Dutta does not spare anyone, and I mean anyone. He mocks literally everybody, so much so that he ends up mocking Tagore too. And that is simply brilliant, because it shows that he is not biased, and that his mockery is applicable equally across the spectrum of political beliefs, social customs, art, literature, music, cinema and culture. I was particularly thrilled and moved to peals of laughter on seeing him criticise us movie critics too. But it is easy to see why some people aren’t laughing, or why the film was taken off theatres within a day of its release. The fact is that not everyone can take a joke, especially if the joke is on something that one wants to hide. After battling the virtual ban in courts – and winning – Bhobishyoter Bhoot is currently running in theatres, and I urge everyone to watch it, just to make a statement, if nothing else.

The film has some brilliant technical wizardry in departments such as editing (an absolute marvel), cinematography, and sound design. The music is quite nice, and I particularly liked the song ‘Ekanore’. This is satire at its best. But since there is so much of it, there are occasions on which Dutta overcooks the broth by either forgetting how to make a gracious exit after telling a hilarious joke, or by cracking a joke which simply falls flat. I wish the writing would have been more constrained though, but I can also understand why Dutta chose to unleash his whole bag of puns, wordplays, skits, critique, jabs, pokes and whatnots upon the system. Just like a horse which is imprisoned in a stable or a barn gallops to his heart’s content when finally set free, Dutta marches on like a bruised soldier and raises hell with his humour. Naturally, there are bound to be casualties and undesirable consequences. Some of the jokes hit the sweet spot; others are crass. Some of the jokes are understood; others go right over the top of your head. Some are quick, sharp and effective. Others are long-drawn and diluted by the end of it. But one thing is clear: there are way too many of them in the film which is not good.

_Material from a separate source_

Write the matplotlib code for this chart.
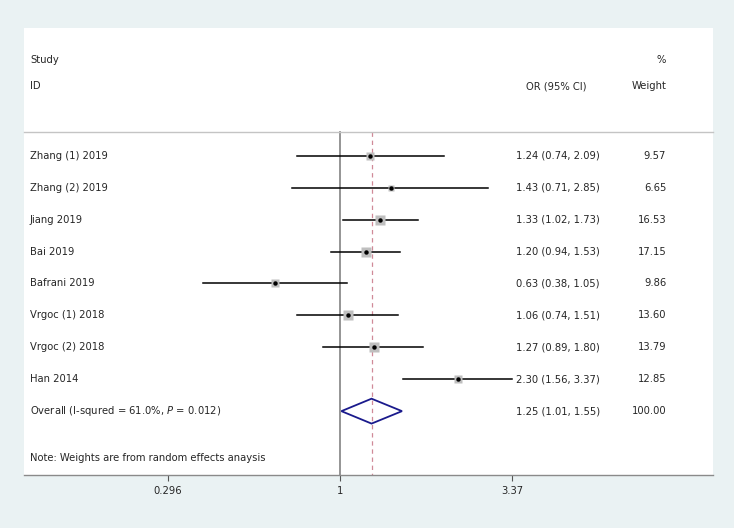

The performances are quite nice. A special shoutout to Kaushik Sen, in what is easily his best performance in recent years. I urge Dutta to make one more film – a spin-off, if necessary – with just the exploits of Kaushik Sen’s brilliant take on you-know-who. The other actor who is deservedly bound to bring in the loudest cheers in the theatres is Swastika Mukherjee, in a short but brilliant cameo as the ghost of a yesteryear film heroine who is fed up of men lusting after her. As in the first film of the series Bhooter Bhobishyot (Dutta refuses to call his latest film a sequel though), it is Mukherjee’s character which is the main attraction of the film and the fact that she managed to do that with just a few minutes of cameo is simply remarkable.

If you are a Bengali, and love a good socio-political satire, go watch Bhobishyoter Bhoot. If you are neither, but care about freedom of expression in our country, definitely go watch Anik Dutta’s Bhobishyoter Bhoot. I am going with three stars for the film, and another half-a-star, for the bravado that Dutta and his crew displayed by making a film like this. May their tribe increase.